#### [The problem]
From the entries below, pull out each line where "matplotlib" appears.

#### [Records provided]
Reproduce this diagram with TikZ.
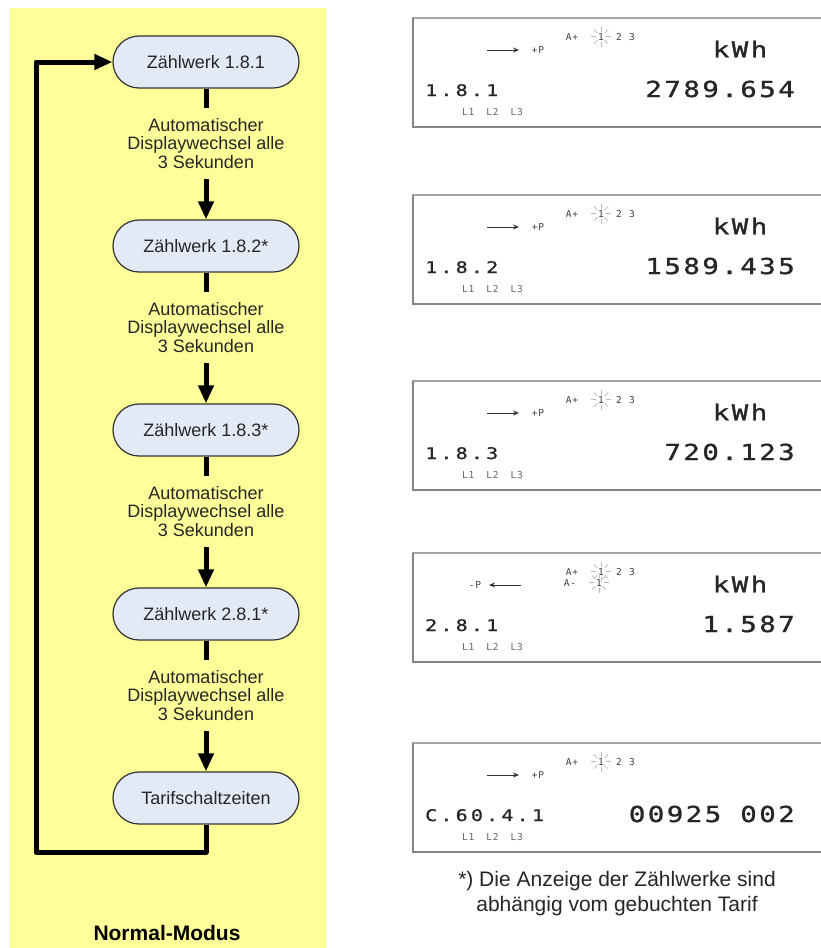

---

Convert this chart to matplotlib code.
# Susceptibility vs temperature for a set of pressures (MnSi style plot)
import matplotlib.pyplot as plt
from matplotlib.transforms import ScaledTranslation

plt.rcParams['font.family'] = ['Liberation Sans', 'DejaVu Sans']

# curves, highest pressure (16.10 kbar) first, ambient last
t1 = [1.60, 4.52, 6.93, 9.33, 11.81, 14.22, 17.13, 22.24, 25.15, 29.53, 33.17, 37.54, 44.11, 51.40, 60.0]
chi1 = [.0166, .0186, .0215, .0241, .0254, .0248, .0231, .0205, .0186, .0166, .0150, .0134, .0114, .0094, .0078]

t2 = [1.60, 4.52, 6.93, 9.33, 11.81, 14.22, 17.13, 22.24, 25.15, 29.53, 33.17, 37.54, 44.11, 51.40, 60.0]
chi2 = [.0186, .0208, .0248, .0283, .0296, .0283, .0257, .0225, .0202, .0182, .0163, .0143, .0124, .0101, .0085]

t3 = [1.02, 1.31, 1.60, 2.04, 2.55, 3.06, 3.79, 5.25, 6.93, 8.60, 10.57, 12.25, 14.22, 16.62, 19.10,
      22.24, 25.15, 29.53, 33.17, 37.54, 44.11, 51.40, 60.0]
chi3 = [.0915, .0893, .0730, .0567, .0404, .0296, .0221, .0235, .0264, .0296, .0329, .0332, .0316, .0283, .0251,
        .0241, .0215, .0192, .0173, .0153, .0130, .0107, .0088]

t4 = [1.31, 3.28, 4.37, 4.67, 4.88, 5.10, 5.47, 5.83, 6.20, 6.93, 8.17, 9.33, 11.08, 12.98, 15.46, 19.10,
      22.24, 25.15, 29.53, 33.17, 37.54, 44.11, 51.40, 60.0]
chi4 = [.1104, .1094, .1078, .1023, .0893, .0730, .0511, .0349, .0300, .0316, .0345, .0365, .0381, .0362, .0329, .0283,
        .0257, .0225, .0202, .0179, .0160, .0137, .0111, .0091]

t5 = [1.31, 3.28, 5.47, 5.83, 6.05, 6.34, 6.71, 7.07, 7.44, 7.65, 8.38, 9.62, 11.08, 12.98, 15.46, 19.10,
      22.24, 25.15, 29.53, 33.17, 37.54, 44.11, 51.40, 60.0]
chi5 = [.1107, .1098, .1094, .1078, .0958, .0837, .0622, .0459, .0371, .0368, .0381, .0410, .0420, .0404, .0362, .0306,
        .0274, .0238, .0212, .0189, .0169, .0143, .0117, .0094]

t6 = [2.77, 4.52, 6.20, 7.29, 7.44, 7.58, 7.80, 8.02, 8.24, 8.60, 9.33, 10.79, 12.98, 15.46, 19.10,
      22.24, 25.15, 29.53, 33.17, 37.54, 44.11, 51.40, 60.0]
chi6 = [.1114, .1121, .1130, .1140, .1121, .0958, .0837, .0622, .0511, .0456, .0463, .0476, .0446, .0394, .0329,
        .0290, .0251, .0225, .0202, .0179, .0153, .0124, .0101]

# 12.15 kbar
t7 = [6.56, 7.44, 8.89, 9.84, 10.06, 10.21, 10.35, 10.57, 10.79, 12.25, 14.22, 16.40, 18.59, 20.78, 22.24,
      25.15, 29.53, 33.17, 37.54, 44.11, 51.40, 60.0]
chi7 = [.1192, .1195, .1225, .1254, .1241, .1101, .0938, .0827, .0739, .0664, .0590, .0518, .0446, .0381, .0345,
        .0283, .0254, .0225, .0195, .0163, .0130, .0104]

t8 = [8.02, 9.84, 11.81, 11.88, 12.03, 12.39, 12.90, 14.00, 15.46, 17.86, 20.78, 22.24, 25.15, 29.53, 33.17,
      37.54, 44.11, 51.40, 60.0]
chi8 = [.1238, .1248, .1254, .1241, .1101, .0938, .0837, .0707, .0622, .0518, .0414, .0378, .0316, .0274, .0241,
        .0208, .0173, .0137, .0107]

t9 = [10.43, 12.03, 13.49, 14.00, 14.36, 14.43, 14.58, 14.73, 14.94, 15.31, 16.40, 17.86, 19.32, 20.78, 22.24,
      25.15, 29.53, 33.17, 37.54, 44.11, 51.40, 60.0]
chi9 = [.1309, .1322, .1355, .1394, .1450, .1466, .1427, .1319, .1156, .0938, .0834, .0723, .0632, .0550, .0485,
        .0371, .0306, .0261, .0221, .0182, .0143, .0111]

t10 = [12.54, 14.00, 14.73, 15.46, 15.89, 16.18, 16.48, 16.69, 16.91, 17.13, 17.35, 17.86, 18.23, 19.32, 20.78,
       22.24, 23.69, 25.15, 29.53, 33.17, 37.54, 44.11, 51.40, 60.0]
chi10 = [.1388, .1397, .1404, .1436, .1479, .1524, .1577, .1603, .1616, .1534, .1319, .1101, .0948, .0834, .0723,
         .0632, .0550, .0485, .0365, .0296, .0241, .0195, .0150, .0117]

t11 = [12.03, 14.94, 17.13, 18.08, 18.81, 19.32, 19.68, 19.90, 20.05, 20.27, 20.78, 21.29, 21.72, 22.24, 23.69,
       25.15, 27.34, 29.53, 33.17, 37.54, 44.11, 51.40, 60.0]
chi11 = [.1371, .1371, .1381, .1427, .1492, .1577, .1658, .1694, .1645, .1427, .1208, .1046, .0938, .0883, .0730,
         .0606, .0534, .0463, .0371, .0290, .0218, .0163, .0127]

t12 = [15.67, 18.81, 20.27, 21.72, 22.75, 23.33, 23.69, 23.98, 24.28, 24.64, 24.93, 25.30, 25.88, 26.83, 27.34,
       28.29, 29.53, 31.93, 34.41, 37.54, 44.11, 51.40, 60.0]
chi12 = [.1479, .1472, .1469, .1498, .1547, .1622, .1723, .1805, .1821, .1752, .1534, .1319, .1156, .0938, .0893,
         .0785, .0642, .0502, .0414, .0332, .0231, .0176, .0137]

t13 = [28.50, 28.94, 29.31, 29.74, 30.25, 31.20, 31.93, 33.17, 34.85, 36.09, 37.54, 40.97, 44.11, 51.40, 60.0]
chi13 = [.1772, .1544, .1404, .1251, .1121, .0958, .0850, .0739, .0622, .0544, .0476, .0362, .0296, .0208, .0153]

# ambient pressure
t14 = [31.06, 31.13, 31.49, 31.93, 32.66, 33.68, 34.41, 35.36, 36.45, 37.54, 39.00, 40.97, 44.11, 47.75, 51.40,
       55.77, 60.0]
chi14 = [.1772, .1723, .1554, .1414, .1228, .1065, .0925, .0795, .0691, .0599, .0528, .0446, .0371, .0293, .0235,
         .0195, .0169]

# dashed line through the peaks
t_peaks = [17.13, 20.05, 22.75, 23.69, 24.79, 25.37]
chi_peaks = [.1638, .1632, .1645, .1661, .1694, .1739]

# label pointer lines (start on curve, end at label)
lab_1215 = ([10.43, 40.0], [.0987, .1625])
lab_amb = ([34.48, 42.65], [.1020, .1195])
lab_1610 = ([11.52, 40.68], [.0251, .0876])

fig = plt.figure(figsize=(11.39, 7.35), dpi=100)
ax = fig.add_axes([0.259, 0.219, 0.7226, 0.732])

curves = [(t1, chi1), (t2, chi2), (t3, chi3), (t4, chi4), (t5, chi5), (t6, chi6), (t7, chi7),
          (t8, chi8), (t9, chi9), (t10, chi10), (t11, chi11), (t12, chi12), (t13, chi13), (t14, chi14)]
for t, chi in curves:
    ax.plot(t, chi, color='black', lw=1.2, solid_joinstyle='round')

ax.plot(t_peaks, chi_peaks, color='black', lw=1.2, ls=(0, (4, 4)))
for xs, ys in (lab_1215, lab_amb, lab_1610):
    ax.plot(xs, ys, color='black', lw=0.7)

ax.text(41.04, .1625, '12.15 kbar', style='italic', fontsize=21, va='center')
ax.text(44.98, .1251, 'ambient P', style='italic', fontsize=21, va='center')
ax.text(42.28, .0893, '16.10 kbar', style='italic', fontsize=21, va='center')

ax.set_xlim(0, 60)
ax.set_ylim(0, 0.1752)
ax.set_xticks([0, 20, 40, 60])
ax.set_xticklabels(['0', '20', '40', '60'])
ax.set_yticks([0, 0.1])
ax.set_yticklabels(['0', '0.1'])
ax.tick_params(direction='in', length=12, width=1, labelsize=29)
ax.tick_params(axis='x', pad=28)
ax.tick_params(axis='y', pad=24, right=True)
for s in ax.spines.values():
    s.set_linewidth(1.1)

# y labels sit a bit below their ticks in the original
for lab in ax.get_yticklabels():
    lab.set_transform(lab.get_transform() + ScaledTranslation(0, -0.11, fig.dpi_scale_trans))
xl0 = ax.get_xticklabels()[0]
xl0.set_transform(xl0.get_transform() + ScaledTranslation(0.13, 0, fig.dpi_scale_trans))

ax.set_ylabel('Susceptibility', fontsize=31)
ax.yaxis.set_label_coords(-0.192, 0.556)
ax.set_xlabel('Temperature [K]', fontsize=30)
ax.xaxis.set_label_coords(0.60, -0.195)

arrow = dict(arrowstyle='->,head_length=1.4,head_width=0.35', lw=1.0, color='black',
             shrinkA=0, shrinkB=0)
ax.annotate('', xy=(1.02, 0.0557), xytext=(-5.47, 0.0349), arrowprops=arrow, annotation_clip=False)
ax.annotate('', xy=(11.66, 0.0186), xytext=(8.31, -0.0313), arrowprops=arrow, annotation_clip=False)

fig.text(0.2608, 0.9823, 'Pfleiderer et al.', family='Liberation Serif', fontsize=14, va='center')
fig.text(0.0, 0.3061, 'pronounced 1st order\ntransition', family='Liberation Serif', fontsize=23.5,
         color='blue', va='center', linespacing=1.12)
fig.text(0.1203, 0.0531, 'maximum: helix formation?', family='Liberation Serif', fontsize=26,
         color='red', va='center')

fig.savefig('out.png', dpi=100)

* * *

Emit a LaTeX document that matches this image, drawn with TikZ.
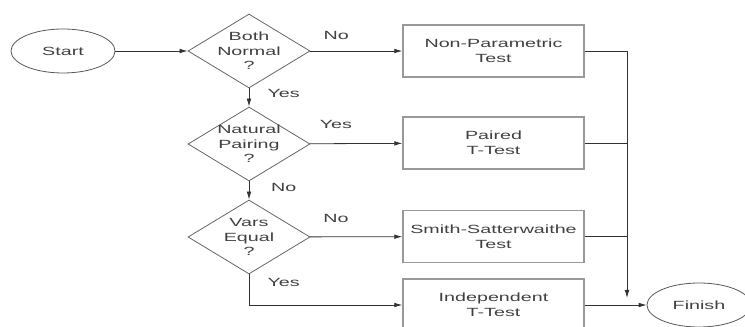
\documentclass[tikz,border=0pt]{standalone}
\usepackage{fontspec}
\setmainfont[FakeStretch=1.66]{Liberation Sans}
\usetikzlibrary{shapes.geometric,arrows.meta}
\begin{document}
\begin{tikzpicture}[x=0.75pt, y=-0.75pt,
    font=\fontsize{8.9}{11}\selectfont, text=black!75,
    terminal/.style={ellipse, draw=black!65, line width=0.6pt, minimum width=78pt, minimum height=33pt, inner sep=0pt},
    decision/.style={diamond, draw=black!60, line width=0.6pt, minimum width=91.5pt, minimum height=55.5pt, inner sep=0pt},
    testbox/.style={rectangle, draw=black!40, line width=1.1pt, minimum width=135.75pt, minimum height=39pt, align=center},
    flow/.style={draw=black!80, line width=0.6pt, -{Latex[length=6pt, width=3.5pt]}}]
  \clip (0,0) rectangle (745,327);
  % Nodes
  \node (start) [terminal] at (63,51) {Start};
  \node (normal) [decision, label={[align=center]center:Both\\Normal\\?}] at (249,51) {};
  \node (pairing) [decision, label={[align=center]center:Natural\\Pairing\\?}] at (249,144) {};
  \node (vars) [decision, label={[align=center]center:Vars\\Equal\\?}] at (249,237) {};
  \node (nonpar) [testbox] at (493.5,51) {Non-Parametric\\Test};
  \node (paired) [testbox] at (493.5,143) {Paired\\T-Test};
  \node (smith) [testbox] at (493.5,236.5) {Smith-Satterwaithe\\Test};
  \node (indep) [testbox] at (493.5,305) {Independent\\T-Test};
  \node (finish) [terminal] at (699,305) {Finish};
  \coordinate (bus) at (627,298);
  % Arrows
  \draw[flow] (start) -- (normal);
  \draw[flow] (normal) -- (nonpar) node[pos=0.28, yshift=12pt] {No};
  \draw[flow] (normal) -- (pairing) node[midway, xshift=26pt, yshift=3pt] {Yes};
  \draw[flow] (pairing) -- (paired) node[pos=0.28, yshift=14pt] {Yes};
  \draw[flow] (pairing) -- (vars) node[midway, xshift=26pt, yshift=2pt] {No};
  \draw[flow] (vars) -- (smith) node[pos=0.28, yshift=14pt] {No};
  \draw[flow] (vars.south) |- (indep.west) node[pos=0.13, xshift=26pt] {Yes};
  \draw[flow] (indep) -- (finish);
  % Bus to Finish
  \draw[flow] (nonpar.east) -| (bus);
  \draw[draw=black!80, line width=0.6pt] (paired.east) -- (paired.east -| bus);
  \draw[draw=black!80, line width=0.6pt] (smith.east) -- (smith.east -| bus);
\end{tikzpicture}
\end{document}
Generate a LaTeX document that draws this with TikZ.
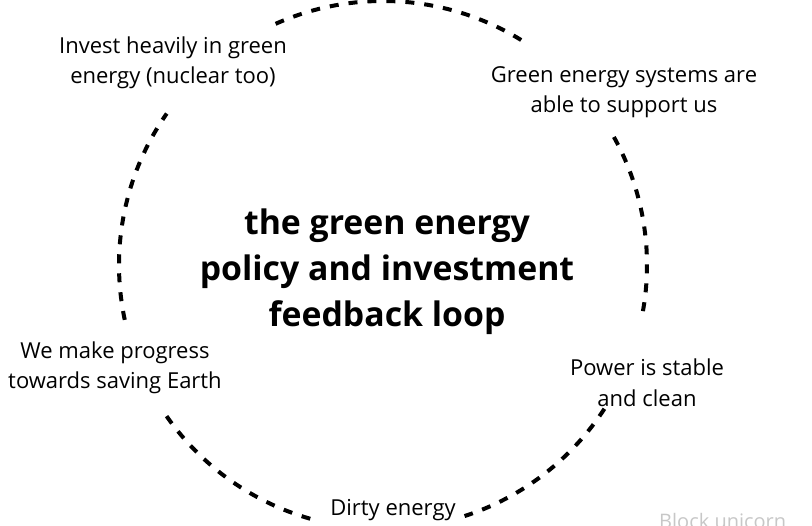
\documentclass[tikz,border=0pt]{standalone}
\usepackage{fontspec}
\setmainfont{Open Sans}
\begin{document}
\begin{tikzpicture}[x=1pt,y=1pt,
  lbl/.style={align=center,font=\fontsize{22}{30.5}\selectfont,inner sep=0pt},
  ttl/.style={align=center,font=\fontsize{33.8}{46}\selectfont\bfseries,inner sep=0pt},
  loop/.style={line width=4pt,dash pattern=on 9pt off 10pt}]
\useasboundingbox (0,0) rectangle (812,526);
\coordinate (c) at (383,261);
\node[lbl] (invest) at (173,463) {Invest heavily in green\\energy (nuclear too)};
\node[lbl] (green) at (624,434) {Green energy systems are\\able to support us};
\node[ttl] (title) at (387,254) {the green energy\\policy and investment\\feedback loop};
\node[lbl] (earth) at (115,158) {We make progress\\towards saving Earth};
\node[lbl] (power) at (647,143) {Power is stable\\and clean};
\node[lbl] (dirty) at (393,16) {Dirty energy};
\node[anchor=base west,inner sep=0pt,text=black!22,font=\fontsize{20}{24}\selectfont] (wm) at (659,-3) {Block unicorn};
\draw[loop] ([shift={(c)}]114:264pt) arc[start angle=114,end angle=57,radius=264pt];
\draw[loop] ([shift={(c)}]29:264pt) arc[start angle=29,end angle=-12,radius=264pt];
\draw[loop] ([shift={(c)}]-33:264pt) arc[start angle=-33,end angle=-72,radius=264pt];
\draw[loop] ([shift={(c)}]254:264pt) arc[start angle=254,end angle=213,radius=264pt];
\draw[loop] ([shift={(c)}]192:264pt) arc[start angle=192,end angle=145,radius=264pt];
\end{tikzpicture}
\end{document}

#### [Final result]
Convert this chart to matplotlib code.
import matplotlib.pyplot as plt
from matplotlib.transforms import ScaledTranslation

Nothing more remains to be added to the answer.